-------- DATA SECTION --------
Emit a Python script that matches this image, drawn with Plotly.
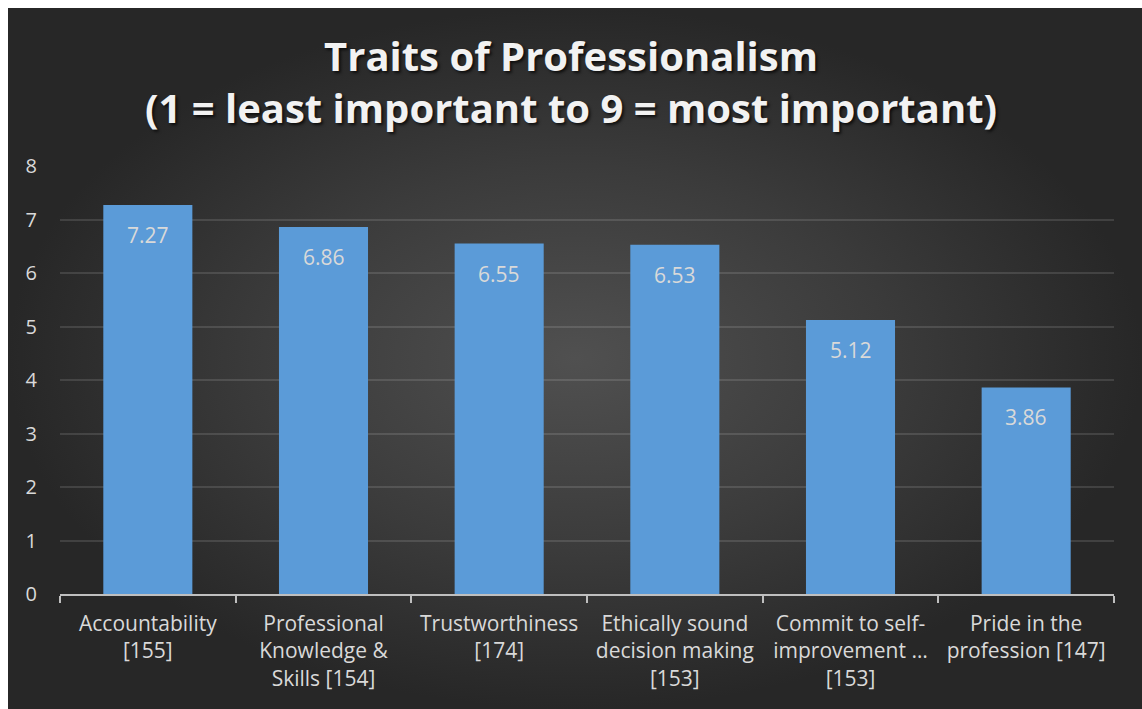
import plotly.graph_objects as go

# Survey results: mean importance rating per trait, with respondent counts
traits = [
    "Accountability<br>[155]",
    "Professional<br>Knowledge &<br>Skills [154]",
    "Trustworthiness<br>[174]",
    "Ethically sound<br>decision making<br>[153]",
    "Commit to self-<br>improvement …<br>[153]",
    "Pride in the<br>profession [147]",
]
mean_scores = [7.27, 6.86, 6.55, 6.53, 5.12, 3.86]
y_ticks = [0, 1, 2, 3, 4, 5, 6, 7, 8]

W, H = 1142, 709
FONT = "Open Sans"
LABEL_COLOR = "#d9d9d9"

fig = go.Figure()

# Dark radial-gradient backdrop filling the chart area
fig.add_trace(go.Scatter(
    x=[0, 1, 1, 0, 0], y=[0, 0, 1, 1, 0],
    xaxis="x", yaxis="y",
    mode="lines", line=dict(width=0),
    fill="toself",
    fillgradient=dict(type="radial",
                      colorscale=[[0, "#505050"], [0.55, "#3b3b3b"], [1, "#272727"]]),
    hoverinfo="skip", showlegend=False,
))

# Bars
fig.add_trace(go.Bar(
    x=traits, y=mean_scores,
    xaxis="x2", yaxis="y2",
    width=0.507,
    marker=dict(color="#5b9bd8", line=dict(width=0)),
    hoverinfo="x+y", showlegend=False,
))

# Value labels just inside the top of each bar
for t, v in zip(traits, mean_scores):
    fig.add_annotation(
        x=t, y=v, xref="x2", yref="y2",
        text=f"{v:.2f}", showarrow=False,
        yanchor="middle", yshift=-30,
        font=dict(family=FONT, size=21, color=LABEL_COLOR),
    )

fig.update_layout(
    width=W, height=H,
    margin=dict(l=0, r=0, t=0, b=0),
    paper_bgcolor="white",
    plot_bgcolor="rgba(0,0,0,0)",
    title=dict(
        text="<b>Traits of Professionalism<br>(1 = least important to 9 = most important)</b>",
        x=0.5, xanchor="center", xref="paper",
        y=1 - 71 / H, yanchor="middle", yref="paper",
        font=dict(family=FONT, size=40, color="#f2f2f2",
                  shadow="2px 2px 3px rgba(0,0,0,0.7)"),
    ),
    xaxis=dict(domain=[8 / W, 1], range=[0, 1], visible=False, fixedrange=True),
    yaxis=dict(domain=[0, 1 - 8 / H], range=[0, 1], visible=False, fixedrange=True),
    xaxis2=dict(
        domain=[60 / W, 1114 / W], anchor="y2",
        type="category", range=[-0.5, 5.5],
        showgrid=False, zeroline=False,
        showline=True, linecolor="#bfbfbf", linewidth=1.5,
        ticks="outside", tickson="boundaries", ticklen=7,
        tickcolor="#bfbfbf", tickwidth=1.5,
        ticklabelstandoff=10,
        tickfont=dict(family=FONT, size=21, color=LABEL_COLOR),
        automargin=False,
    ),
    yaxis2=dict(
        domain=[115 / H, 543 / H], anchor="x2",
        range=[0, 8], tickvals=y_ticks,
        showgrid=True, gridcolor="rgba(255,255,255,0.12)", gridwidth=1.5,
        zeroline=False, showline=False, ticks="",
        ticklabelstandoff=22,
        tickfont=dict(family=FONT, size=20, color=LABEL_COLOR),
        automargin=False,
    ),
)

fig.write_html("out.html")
--------
_SHORT TASK_
All lines holding the word "with" should be picked out and copied.

_OUTPUT OF THE TASK_
Emit a Python script that matches this image, drawn with Plotly.
# Survey results: mean importance rating per trait, with respondent counts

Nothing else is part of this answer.